As asked
Implement cross-entropy loss from raw logits for a multiclass problem using the log-sum-exp trick. Explain why computing softmax then log then cross-entropy in three steps is numerically unstable.
Sample answer outline
Computing softmax naively (exp(x) / sum(exp(x))) overflows for large logits and underflows for very negative logits. The stable version subtracts the max logit before exponentiation: log_softmax(x) = x - max(x) - log(sum(exp(x - max(x)))). Cross-entropy is then -x[label] + max(x) + log(sum(exp(x - max(x)))). This equals the logsumexp formulation. The key insight is that log and exp are inverses so computing softmax then taking log is wasteful and unstable.

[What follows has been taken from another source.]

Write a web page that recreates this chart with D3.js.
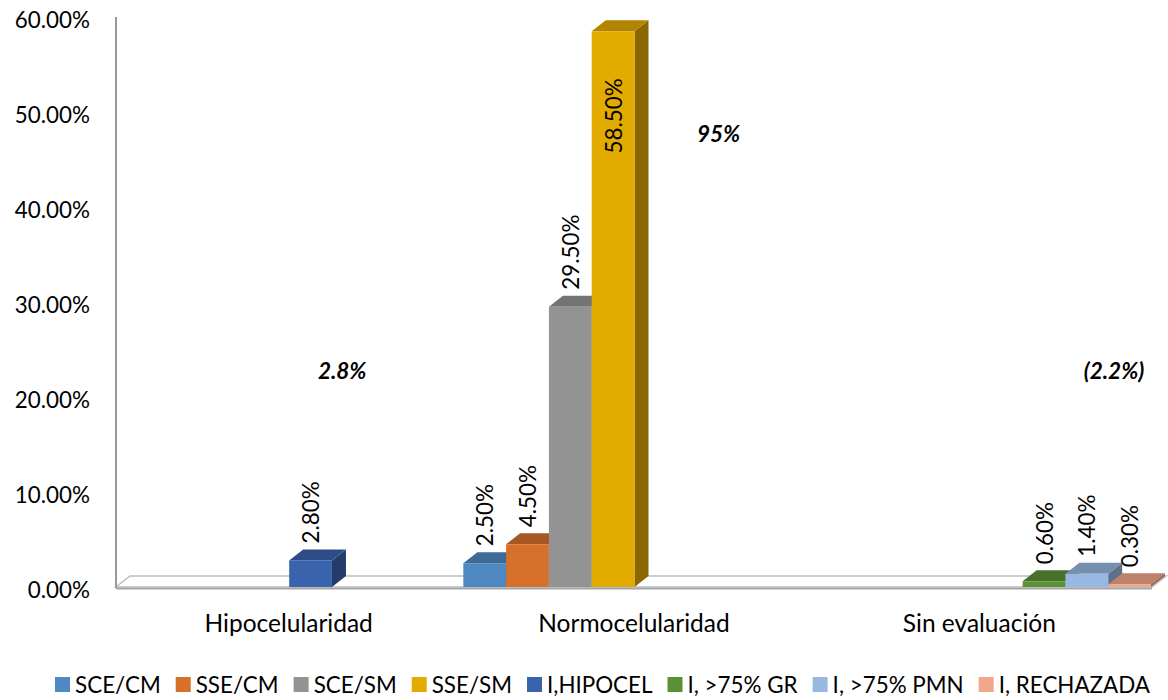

Reference implementation (python)
import numpy as np
def cross_entropy(logits: np.ndarray, label: int) -> float:
"""logits: (vocab,), label: int index"""
shifted = logits - logits.max()
log_sum_exp = np.log(np.exp(shifted).sum())
return -shifted[label] + log_sum_exp
def cross_entropy_batch(
logits: np.ndarray, labels: np.ndarray
) -> float:
"""logits: (N, C), labels: (N,)"""
shifted = logits - logits.max(axis=1, keepdims=True)
log_sum_exp = np.log(np.exp(shifted).sum(axis=1))
correct = shifted[np.arange(len(labels)), labels]
return (-correct + log_sum_exp).mean()Expect these follow-ups
- How does PyTorch's F.cross_entropy implement this under the hood?
- What changes when implementing label smoothing on top of this loss?